= Jenny Pyper =

Northern Irish civil servant

Jenny Pyper is a Northern Irish civil servant. She was appointed as Interim Head of the Northern Ireland Civil Service, taking up the position for eight months from 1 December 2020, and succeeding David Sterling, who stepped down from the role in August of that year. Pyper previously was Chief Executive of the Utility Regulator. Pyper is Pro-Chancellor of and Chair of Council for Ulster University since 2020. She is a Fellow of the Geological Society of London, and a Fellow of the Energy Institute.

==Career==
Pyper studied geography science at Ulster University. Pyper then joined the civil service in 1985, and worked in a number of economic development roles.
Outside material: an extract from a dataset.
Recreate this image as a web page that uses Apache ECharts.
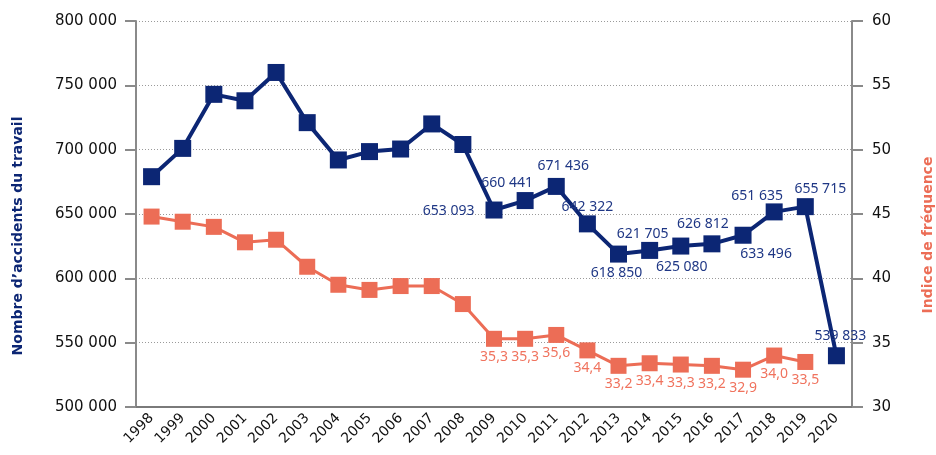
<!DOCTYPE html>
<html>
<head>
<meta charset="utf-8">
<script src="https://cdn.jsdelivr.net/npm/echarts@6/dist/echarts.min.js"></script>
<style>html,body{margin:0;padding:0;background:#fff}#c{width:936px;height:455px}</style>
</head>
<body>
<div id="c"></div>
<script>
const years = ['1998','1999','2000','2001','2002','2003','2004','2005','2006','2007','2008','2009','2010','2011','2012','2013','2014','2015','2016','2017','2018','2019','2020'];
const accidents = [679000, 701000, 743000, 738000, 760000, 721000, 692000, 698500, 700500, 720000, 704000, 653093, 660441, 671436, 642322, 618850, 621705, 625080, 626812, 633496, 651635, 655715, 539833];
const frequency = [44.8, 44.4, 44.0, 42.8, 43.0, 40.9, 39.5, 39.1, 39.4, 39.4, 38.0, 35.3, 35.3, 35.6, 34.4, 33.2, 33.4, 33.3, 33.2, 32.9, 34.0, 33.5, null];
const leftTicks = [500000, 800000, 50000];
const rightTicks = [30, 60, 5];
const leftTitle = "Nombre d’accidents du travail";
const rightTitle = 'Indice de fréquence';
const firstLabelled = 11; // 2009
// label placement for accidents labels (index from 2009)
const accLabelPlace = [
  ['left', [-6, 1]],
  ['top', [-18, 3]],
  ['top', [7, 0]],
  ['top', [0, 4]],
  ['bottom', [-2, -2]],
  ['top', [-7, 4]],
  ['bottom', [1, 0]],
  ['top', [-9, 1]],
  ['bottom', [23, -2]],
  ['top', [-17, 5]],
  ['top', [15, 3]],
  ['top', [4, 1]]
];
const BLUE = '#0c2674', ORANGE = '#ec6d56';
const BLUE_TXT = '#1f3785', ORANGE_TXT = '#f0735e';
const FONT = 'DejaVu Sans';
const LFONT = 'Noto Sans';
const fmtThousands = v => String(Math.round(v)).replace(/\B(?=(\d{3})+(?!\d))/g, ' ');
const fmtDec = v => v.toFixed(1).replace('.', ',');

const accData = accidents.map((v, i) => {
  if (i < firstLabelled) return v;
  const p = accLabelPlace[i - firstLabelled];
  return {value: v, label: {show: true, position: p[0], offset: p[1]}};
});
const freqData = frequency.map((v, i) => {
  if (v == null) return null;
  if (i < firstLabelled) return v;
  return {value: v, label: {show: true, position: 'bottom', offset: [0, -2]}};
});

const chart = echarts.init(document.getElementById('c'), null, {renderer: 'canvas'});
chart.setOption({
  animation: false,
  grid: {left: 136, right: 84, top: 21, bottom: 48, containLabel: false, outerBoundsMode: 'none'},
  graphic: [{
    type: 'text',
    rotation: Math.PI / 2,
    style: {text: leftTitle, fill: BLUE, font: 'bold 14px "DejaVu Sans"', textAlign: 'center', textVerticalAlign: 'middle'},
    x: 18, y: 236
  }, {
    type: 'text',
    rotation: Math.PI / 2,
    style: {text: rightTitle, fill: ORANGE, font: 'bold 14px "DejaVu Sans"', textAlign: 'center', textVerticalAlign: 'middle'},
    x: 928, y: 235
  }],
  xAxis: {
    type: 'category',
    data: years,
    boundaryGap: true,
    axisLine: {lineStyle: {color: '#7a7a7a', width: 2}},
    axisTick: {alignWithLabel: true, length: 8, lineStyle: {color: '#8a8a8a', width: 1}},
    axisLabel: {rotate: 45, margin: 9, color: '#111', fontFamily: FONT, fontSize: 14, interval: 0}
  },
  yAxis: [{
    type: 'value',
    min: leftTicks[0], max: leftTicks[1], interval: leftTicks[2],
    position: 'left',
    axisLine: {show: true, lineStyle: {color: '#8a8a8a', width: 2}},
    axisTick: {show: true, length: 11, lineStyle: {color: '#8a8a8a', width: 2}},
    axisLabel: {margin: 19, color: '#111', fontFamily: FONT, fontSize: 15, formatter: fmtThousands},
    splitLine: {show: true, lineStyle: {color: '#9a9a9a', type: [1, 2], width: 1}}
  }, {
    type: 'value',
    min: rightTicks[0], max: rightTicks[1], interval: rightTicks[2],
    position: 'right',
    axisLine: {show: true, lineStyle: {color: '#8a8a8a', width: 2}},
    axisTick: {show: true, length: 11, lineStyle: {color: '#8a8a8a', width: 2}},
    axisLabel: {margin: 20, color: '#111', fontFamily: FONT, fontSize: 15},
    splitLine: {show: false}
  }],
  series: [{
    type: 'line',
    yAxisIndex: 1,
    data: freqData,
    symbol: 'rect', symbolSize: 16,
    lineStyle: {color: ORANGE, width: 3},
    itemStyle: {color: ORANGE},
    label: {show: false, color: ORANGE_TXT, fontFamily: LFONT, fontSize: 14, formatter: p => fmtDec(p.value)},
    z: 2
  }, {
    type: 'line',
    yAxisIndex: 0,
    data: accData,
    symbol: 'rect', symbolSize: 17,
    lineStyle: {color: BLUE, width: 4},
    itemStyle: {color: BLUE},
    label: {show: false, color: BLUE_TXT, fontFamily: LFONT, fontSize: 14, formatter: p => fmtThousands(p.value)},
    z: 3
  }]
});
</script>
</body>
</html>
In 2004, she was appointed as Director of Energy Policy at the Department of Enterprise, Trade and Investment, before later taking up the role of Director of Regional Planning and Transportation at the Department for Regional Development. In 2011 she became Deputy Secretary at the Department for Social Development, and joined the Utility Regulator in 2013. She retired from the Utility Regulator in the autumn of 2020. Her appointment as interim head of the Northern Ireland Civil Service was announced after Arlene Foster and Michelle O'Neill, Northern Ireland's First and Deputy First Ministers respectively, were unable to agree on a permanent candidate for the post. She became the first woman to occupy the role.

Since 2020, Pyper has been Pro-Chancellor and Chair of Council for Ulster University. She is also a board member of Business in the Community (NI).

In June 2022, Ulster University awarded Pyper an honorary doctorate (DUniv). Pyper is a Fellow of the Geological Society of London, and a Fellow of the Energy Institute.